Craig Birkmaier wrote:

> One thing is clear from the presentations, h.264 with the FRE
> is significantly more efficient than MPEG-2 ( 8 mbps for h.264
> versus 24 mbps for h.262 for essentially the same level of
> perceived quality.)

Honestly, though, isn't there some bone in your body that questions
these assertions, even after real world experience has shown that things
aren't quite so cut and dried?

I saw that same presentation, and all I could conclude is that the
comparison was probably valid for A PARTICULAR MPEG-2 encoding. Or
perhaps, for some odd reason, the result only applied to a very specific
case of compressing 1080 at 24p material. So I did a little searching.

One interesting tid bit I found was that MPEG-2 encoding can be much
more effective if the composition of the GOP is varied in real time,
according to the subject matter. And that decoders can handle this
variation quite nicely.

Another interesting discovery was an explanation of the AVC deblocking
filter. Seems like a completely separate algorithm within AVC, which can
just as easily be applied to MPEG-2, or any other block-based algorithm,
as it can be to AVC. (Very likely what Algolith did.)

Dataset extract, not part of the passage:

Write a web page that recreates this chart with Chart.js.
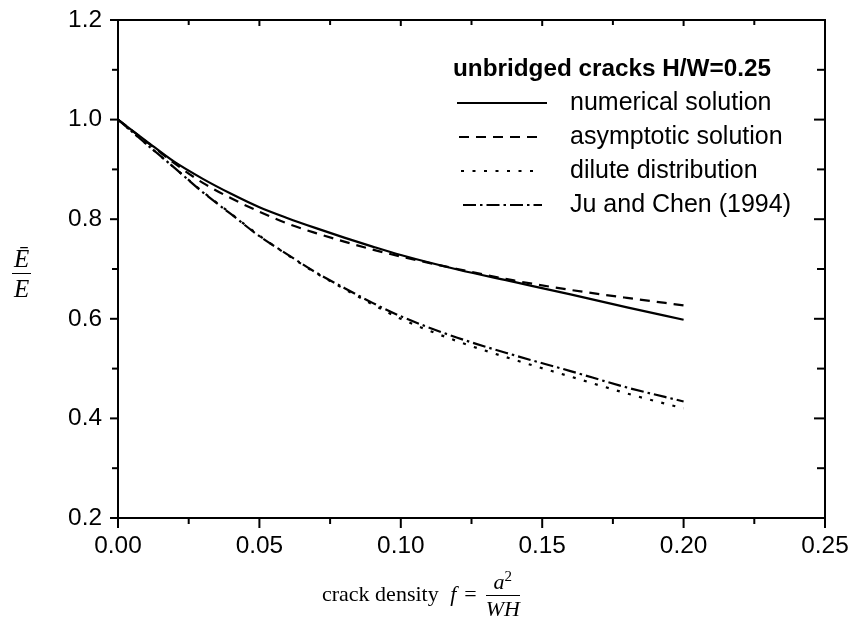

Another interesting and not-too-recent improvement was this Digigami


from end of 2005. Which claims that 720p can be compressed in MPEG-2
down to 3 - 7 Mb/s. I assume this means 720 at 24p, presumably DVD
movies. Still, that easily meets the 50 percent improvement over the
normal MPEG-2 rates we have seen quoted to us over the past decade.
(Wasn't 720 at 24p supposed to require an average of 9 to 10 Mb/s in
MPEG-2? Isn't an average of ~5 Mb/s a 50 percent improvement?)

So if the 1080 at 24p file in the presentation was encoded using this
process, would it still require 24 Mb/s for equal quality to the AVC
file at 8 Mb/s? I'll bet you it would not. My bet is that the comparison
would have been far less dramatic if state of the art MPEG-2 techniques
had been used.

There are plenty of articles online that repeat the party line. There
are other articles which present a much more balanced picture of the
codec wars, such as this recent one:


Unless we own IP in AVC, I'm not sure what motivates the constant
exaggeration of the facts. I don't think MPEG-2 encoding is hopeless
just yet. I do think that the comparisons made against MPEG-2 are VERY
often biased, and for obvious reasons. Meanwhile, for systems where
migration to AVC is painful, there seems to be NO EXCUSE for this
pretense that we can't move on without it.